SET PROBLEM
Extract the whole listing as it stands. Do not include the pictures.

*****

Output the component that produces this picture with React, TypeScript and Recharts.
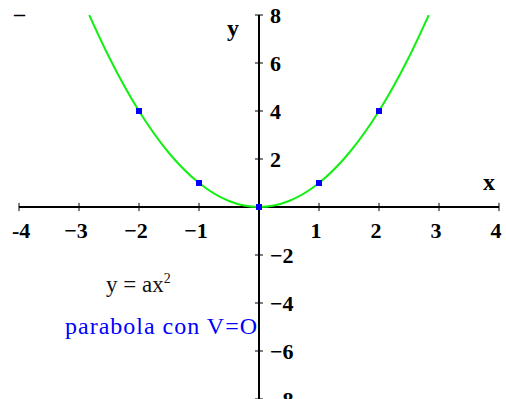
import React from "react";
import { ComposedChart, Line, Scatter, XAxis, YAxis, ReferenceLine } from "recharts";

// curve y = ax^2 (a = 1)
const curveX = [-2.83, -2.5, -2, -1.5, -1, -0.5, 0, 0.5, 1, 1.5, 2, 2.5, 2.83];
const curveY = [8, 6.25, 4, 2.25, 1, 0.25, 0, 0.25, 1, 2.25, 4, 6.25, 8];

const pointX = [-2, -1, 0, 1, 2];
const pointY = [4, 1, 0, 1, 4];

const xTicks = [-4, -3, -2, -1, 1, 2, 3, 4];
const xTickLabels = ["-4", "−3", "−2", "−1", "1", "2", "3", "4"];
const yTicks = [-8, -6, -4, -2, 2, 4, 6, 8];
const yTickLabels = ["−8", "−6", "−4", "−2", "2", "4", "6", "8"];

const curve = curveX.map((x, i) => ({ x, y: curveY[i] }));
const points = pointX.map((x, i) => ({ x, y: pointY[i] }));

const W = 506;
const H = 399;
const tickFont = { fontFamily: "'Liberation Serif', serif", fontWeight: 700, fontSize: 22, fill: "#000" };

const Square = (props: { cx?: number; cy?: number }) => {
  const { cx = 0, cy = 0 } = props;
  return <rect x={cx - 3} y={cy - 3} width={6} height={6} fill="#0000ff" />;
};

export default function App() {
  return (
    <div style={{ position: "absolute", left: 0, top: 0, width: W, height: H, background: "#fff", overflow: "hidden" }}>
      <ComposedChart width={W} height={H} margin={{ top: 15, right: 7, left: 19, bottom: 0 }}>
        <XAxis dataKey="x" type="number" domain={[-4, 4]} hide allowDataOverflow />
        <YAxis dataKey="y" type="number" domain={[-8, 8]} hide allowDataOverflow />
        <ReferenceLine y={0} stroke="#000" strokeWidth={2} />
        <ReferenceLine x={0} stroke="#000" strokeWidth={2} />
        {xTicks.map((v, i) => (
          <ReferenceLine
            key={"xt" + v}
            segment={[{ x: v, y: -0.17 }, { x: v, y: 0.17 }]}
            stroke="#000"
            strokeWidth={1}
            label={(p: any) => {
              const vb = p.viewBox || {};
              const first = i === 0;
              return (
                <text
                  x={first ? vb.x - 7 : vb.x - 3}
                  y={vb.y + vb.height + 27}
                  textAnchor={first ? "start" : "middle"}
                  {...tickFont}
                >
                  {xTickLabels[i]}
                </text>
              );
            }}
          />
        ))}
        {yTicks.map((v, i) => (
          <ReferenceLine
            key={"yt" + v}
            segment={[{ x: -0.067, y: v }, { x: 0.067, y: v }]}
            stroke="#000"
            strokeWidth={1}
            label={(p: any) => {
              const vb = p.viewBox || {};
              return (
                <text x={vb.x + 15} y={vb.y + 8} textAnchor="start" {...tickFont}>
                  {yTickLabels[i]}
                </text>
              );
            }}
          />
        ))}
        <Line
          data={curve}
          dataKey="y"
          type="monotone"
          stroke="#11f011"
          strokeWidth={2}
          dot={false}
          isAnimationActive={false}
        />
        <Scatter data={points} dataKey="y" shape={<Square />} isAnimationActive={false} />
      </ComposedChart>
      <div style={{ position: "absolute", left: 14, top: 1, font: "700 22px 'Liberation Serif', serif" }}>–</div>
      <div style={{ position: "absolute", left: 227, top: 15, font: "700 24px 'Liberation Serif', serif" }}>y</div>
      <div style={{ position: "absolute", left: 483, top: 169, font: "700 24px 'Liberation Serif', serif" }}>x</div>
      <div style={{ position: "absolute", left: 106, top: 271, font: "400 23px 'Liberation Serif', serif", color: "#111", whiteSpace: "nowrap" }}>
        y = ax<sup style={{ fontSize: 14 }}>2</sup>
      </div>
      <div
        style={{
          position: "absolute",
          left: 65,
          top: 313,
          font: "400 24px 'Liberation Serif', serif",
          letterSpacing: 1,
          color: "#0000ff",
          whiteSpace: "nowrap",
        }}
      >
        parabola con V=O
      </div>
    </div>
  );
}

*****

PROBLEM SOLUTION
Output the component that produces this picture with React, TypeScript and Recharts.
import React from "react";
import { ComposedChart, Line, Scatter, XAxis, YAxis, ReferenceLine } from "recharts";

// curve y = ax^2 (a = 1)
const curveX = [-2.83, -2.5, -2, -1.5, -1, -0.5, 0, 0.5, 1, 1.5, 2, 2.5, 2.83];
const curveY = [8, 6.25, 4, 2.25, 1, 0.25, 0, 0.25, 1, 2.25, 4, 6.25, 8];

const pointX = [-2, -1, 0, 1, 2];
const pointY = [4, 1, 0, 1, 4];

const xTicks = [-4, -3, -2, -1, 1, 2, 3, 4];
const xTickLabels = ["-4", "−3", "−2", "−1", "1", "2", "3", "4"];
const yTicks = [-8, -6, -4, -2, 2, 4, 6, 8];
const yTickLabels = ["−8", "−6", "−4", "−2", "2", "4", "6", "8"];

const curve = curveX.map((x, i) => ({ x, y: curveY[i] }));
const points = pointX.map((x, i) => ({ x, y: pointY[i] }));

const W = 506;
const H = 399;
const tickFont = { fontFamily: "'Liberation Serif', serif", fontWeight: 700, fontSize: 22, fill: "#000" };

const Square = (props: { cx?: number; cy?: number }) => {
  const { cx = 0, cy = 0 } = props;
  return <rect x={cx - 3} y={cy - 3} width={6} height={6} fill="#0000ff" />;
};

export default function App() {
  return (
    <div style={{ position: "absolute", left: 0, top: 0, width: W, height: H, background: "#fff", overflow: "hidden" }}>
      <ComposedChart width={W} height={H} margin={{ top: 15, right: 7, left: 19, bottom: 0 }}>
        <XAxis dataKey="x" type="number" domain={[-4, 4]} hide allowDataOverflow />
        <YAxis dataKey="y" type="number" domain={[-8, 8]} hide allowDataOverflow />
        <ReferenceLine y={0} stroke="#000" strokeWidth={2} />
        <ReferenceLine x={0} stroke="#000" strokeWidth={2} />
        {xTicks.map((v, i) => (
          <ReferenceLine
            key={"xt" + v}
            segment={[{ x: v, y: -0.17 }, { x: v, y: 0.17 }]}
            stroke="#000"
            strokeWidth={1}
            label={(p: any) => {
              const vb = p.viewBox || {};
              const first = i === 0;
              return (
                <text
                  x={first ? vb.x - 7 : vb.x - 3}
                  y={vb.y + vb.height + 27}
                  textAnchor={first ? "start" : "middle"}
                  {...tickFont}
                >
                  {xTickLabels[i]}
                </text>
              );
            }}
          />
        ))}
        {yTicks.map((v, i) => (
          <ReferenceLine
            key={"yt" + v}
            segment={[{ x: -0.067, y: v }, { x: 0.067, y: v }]}
            stroke="#000"
            strokeWidth={1}
            label={(p: any) => {
              const vb = p.viewBox || {};
              return (
                <text x={vb.x + 15} y={vb.y + 8} textAnchor="start" {...tickFont}>
                  {yTickLabels[i]}
                </text>
              );
            }}
          />
        ))}
        <Line
          data={curve}
          dataKey="y"
          type="monotone"
          stroke="#11f011"
          strokeWidth={2}
          dot={false}
          isAnimationActive={false}
        />
        <Scatter data={points} dataKey="y" shape={<Square />} isAnimationActive={false} />
      </ComposedChart>
      <div style={{ position: "absolute", left: 14, top: 1, font: "700 22px 'Liberation Serif', serif" }}>–</div>
      <div style={{ position: "absolute", left: 227, top: 15, font: "700 24px 'Liberation Serif', serif" }}>y</div>
      <div style={{ position: "absolute", left: 483, top: 169, font: "700 24px 'Liberation Serif', serif" }}>x</div>
      <div style={{ position: "absolute", left: 106, top: 271, font: "400 23px 'Liberation Serif', serif", color: "#111", whiteSpace: "nowrap" }}>
        y = ax<sup style={{ fontSize: 14 }}>2</sup>
      </div>
      <div
        style={{
          position: "absolute",
          left: 65,
          top: 313,
          font: "400 24px 'Liberation Serif', serif",
          letterSpacing: 1,
          color: "#0000ff",
          whiteSpace: "nowrap",
        }}
      >
        parabola con V=O
      </div>
    </div>
  );
}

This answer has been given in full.